__Exercise__
Gather every line below where "this" appears.

__Given entries__
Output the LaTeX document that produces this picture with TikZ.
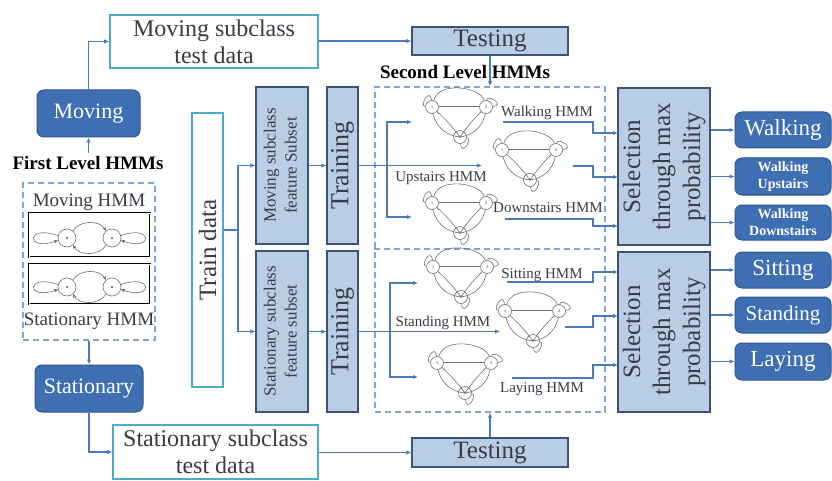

* * *

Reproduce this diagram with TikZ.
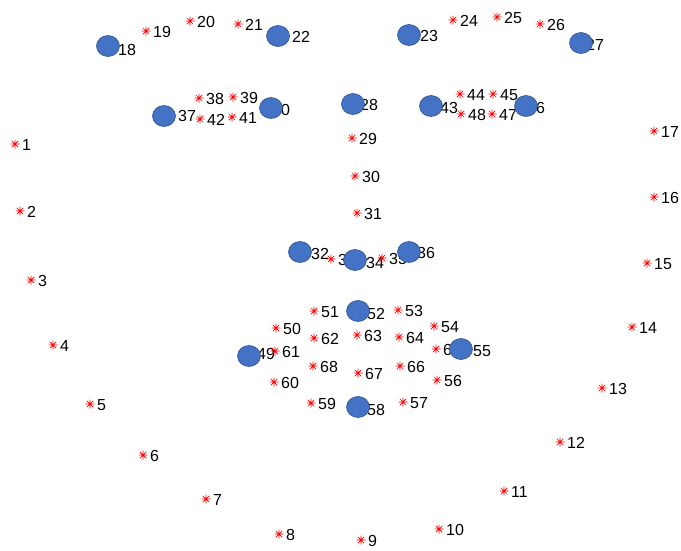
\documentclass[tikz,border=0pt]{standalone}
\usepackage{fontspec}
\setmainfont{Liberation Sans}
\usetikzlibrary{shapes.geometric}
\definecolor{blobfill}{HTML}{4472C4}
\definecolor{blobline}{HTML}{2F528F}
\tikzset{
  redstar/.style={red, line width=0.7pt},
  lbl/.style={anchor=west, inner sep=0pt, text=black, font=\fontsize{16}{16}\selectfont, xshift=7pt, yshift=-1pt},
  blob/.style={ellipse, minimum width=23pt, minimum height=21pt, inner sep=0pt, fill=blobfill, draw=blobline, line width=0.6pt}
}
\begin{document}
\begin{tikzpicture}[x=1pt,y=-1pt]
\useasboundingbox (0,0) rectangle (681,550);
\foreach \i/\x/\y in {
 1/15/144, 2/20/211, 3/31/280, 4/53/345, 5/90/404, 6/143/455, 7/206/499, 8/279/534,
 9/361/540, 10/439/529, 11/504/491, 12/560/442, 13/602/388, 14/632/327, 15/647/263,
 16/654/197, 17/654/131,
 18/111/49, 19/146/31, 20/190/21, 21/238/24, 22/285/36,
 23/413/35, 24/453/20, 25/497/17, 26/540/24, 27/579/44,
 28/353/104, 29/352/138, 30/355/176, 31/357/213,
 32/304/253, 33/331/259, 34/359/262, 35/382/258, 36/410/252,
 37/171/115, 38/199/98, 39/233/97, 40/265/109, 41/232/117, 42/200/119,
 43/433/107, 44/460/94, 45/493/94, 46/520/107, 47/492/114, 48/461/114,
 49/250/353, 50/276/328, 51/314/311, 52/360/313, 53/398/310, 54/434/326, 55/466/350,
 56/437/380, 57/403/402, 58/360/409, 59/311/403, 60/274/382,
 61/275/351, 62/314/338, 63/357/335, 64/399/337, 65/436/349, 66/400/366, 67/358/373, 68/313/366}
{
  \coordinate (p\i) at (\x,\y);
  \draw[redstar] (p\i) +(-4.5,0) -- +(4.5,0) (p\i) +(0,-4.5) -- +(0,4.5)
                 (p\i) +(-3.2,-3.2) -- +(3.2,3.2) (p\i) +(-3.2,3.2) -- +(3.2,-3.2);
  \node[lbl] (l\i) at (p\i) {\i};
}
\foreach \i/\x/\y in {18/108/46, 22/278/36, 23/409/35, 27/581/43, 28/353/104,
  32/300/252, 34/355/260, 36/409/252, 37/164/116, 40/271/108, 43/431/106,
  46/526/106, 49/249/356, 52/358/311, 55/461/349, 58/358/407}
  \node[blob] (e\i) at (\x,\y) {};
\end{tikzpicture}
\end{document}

...

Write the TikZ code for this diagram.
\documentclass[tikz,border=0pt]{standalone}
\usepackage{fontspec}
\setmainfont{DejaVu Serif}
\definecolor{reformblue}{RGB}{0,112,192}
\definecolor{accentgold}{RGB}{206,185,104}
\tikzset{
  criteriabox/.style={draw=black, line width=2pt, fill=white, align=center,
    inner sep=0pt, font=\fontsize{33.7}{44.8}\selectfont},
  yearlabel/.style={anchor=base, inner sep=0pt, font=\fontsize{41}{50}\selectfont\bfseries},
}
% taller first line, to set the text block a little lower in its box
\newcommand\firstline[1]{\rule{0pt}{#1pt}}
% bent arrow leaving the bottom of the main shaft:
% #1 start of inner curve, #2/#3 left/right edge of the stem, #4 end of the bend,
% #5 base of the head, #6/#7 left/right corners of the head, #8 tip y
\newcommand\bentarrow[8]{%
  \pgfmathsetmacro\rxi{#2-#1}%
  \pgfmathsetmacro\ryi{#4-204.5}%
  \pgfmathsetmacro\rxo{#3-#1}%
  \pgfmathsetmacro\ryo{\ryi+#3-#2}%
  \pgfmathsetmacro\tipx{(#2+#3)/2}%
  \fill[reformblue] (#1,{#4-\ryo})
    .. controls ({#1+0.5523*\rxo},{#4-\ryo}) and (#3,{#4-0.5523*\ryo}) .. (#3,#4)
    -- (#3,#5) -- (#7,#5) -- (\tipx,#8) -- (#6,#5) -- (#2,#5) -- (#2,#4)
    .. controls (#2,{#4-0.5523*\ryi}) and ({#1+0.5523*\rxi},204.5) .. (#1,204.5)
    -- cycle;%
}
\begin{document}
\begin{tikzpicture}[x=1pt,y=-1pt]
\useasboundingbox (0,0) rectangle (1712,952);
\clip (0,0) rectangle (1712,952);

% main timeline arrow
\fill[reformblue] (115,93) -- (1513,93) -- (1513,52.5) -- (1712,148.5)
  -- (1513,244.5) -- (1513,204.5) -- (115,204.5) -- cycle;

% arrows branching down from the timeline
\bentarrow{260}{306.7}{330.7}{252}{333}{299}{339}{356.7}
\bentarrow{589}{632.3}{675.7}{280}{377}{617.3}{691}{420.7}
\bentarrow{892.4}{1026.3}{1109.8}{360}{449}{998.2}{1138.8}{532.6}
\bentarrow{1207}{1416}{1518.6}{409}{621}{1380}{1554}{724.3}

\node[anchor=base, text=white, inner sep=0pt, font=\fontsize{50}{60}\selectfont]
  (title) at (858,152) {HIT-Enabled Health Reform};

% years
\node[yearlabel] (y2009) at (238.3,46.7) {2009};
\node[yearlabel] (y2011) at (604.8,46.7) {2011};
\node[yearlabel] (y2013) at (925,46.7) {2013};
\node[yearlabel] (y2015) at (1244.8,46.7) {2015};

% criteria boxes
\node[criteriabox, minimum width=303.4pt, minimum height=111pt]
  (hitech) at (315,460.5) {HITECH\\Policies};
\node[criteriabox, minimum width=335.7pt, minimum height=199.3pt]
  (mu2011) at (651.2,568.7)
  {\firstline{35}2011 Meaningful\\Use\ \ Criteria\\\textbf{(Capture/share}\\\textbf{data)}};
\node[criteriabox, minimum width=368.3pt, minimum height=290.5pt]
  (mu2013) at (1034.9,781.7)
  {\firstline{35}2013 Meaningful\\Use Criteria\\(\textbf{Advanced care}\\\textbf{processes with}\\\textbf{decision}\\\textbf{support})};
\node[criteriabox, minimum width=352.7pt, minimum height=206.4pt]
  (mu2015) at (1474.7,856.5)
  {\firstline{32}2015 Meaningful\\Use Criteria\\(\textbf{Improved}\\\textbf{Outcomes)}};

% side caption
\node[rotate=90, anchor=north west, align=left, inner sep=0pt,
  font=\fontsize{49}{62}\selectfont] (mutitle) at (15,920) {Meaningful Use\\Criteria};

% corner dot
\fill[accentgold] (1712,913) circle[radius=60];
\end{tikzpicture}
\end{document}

__Written answer__
Output the LaTeX document that produces this picture with TikZ.
Reproduce this diagram with TikZ.
Write the TikZ code for this diagram.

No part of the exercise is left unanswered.